Tenzin agreed to take a day off work because he had no free time on the weekends and evenings were out for me. It was a chilly grey Friday morning when we met at a nearby town. I saw his car approaching mine and I stepped out into the fog to meet him. He stayed seated in his car since we’d agreed that he’d follow me to my house.

“Wow,” I thought to myself as I drove the last few kilometres home. “He’s actually quite good looking!”

And indeed he was a fine specimen of virile Asian manliness: trim, small, nut-brown and with a pleasant face and stark white teeth above his crisp white shirt and business trousers. Tenzin seemed confident in an unassuming way and intent on his task, which was of course to lose his burdensome virginity as quickly as possible.

When we arrived, I ushered him inside with warmth I didn’t really feel. I’d realised quickly that he left me cold; I couldn’t sense an iota of passion or genuine interest in me. Clearly, we didn’t see the world in the same way and never would.

But that was fine. I didn’t want anything from this, in fact I would have been quite happy to shoo him back out, say farewell and good luck.

But my own sense of obligation kicked in, and after half an hour of polite conversation during which I knew he would never make the first move, I steeled myself to take the initiative and kiss him.

It was god-awful terrible.

Clearly, he’d never actually ‘kissed’ a girl before. Within seconds, his thrashing lizard tongue forced itself down my throat. It took every ounce of self-control not to end it all immediately.

“Stop,” I said to him gently. “Slow down, slow right down.”

Then I led him by the hand to my bedroom and I swear my thoughts ran like a cliché: “Let’s just get this over with.”

Tenzin was very nervous (as you’d expect) but he was holding it all together pretty well. He was very quiet and intensely serious. There was no laughing, no fun, no passion – all of the things that make my world turn.

I knew that he feared being ‘seen naked’ but I wasn’t sure why – he had a lovely body. It just wasn’t my type.

To cut to the chase, Tenzin successfully put his hard-won research into practice and gave me a single, passionless orgasm, and then climbed on top of me and not too soon, reached his own heavy, panting climax.

I’d fulfilled my duty and he’d achieved his goal. He didn’t have to carry the weight of ‘virgin’ status in a highly sexualised world any longer. He could hold his head high and perform adequately with any woman.

In fact, I reassured him afterwards, a lot of women would have no idea of his limited sexual experience. I bolstered him up and told him he’d done well. I went further in my own head: compared with some of the men I’d had in my bed on this crazy journey, he was bloody good! A virgin until an hour before – and he was a better lover than some guys who swear they’re studs and sexperts.

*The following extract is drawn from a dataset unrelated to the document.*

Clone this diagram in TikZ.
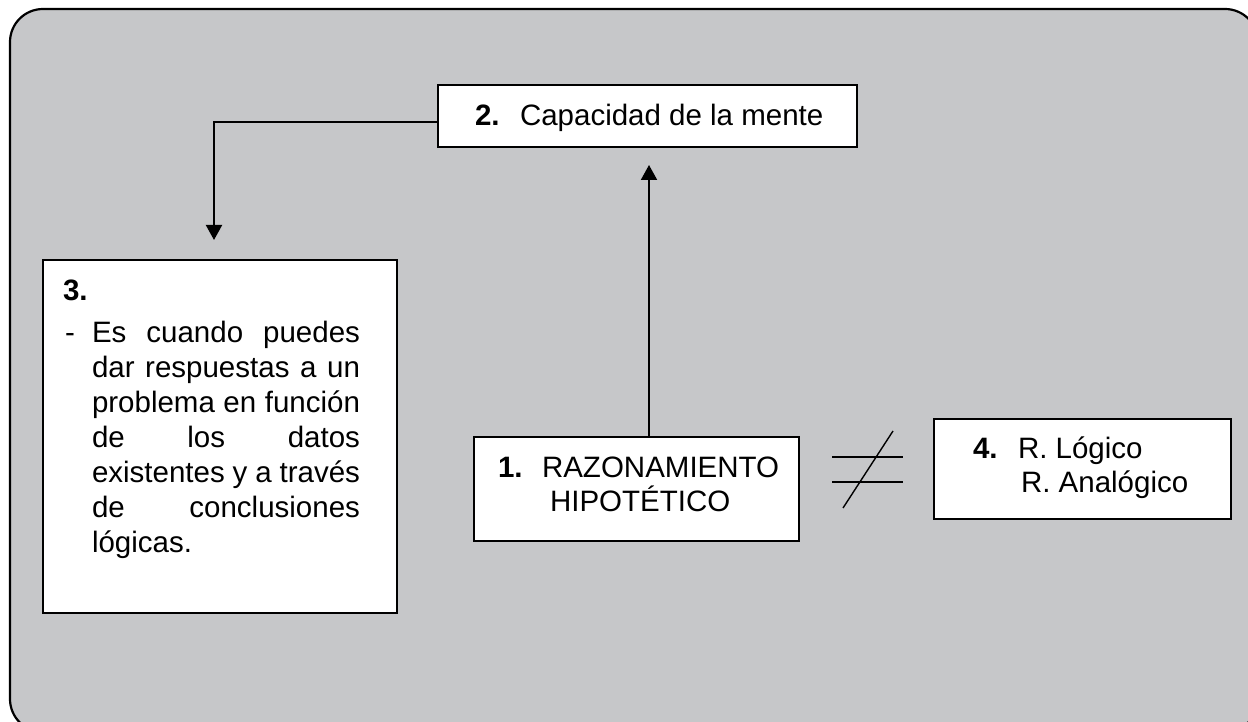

I had a quiet internal chuckle at that for quite some time.

Unfortunately, Tenzin misunderstood our transaction.

Despite my warnings that I didn’t want a relationship and had no free time to offer, which was true in many ways but especially because I was so busy dating other men, Tenzin hadn’t listened.

He contacted me many times afterwards. My least favourite method was an unannounced phone call to my mobile from a private number.

After more than a year of random, awkward conversations where he’d make small talk and then beg me to give him another chance, I told him that it would never happen.

This was still not blunt enough. Months later, I resorted to blocking him on kik and refusing to take his calls on my mobile. One of the reasons why I never, even now, answer an unknown number on my phone, is because of his unreasonable persistence. He’d told me that there hadn’t yet been anyone else after me, which was a great shame.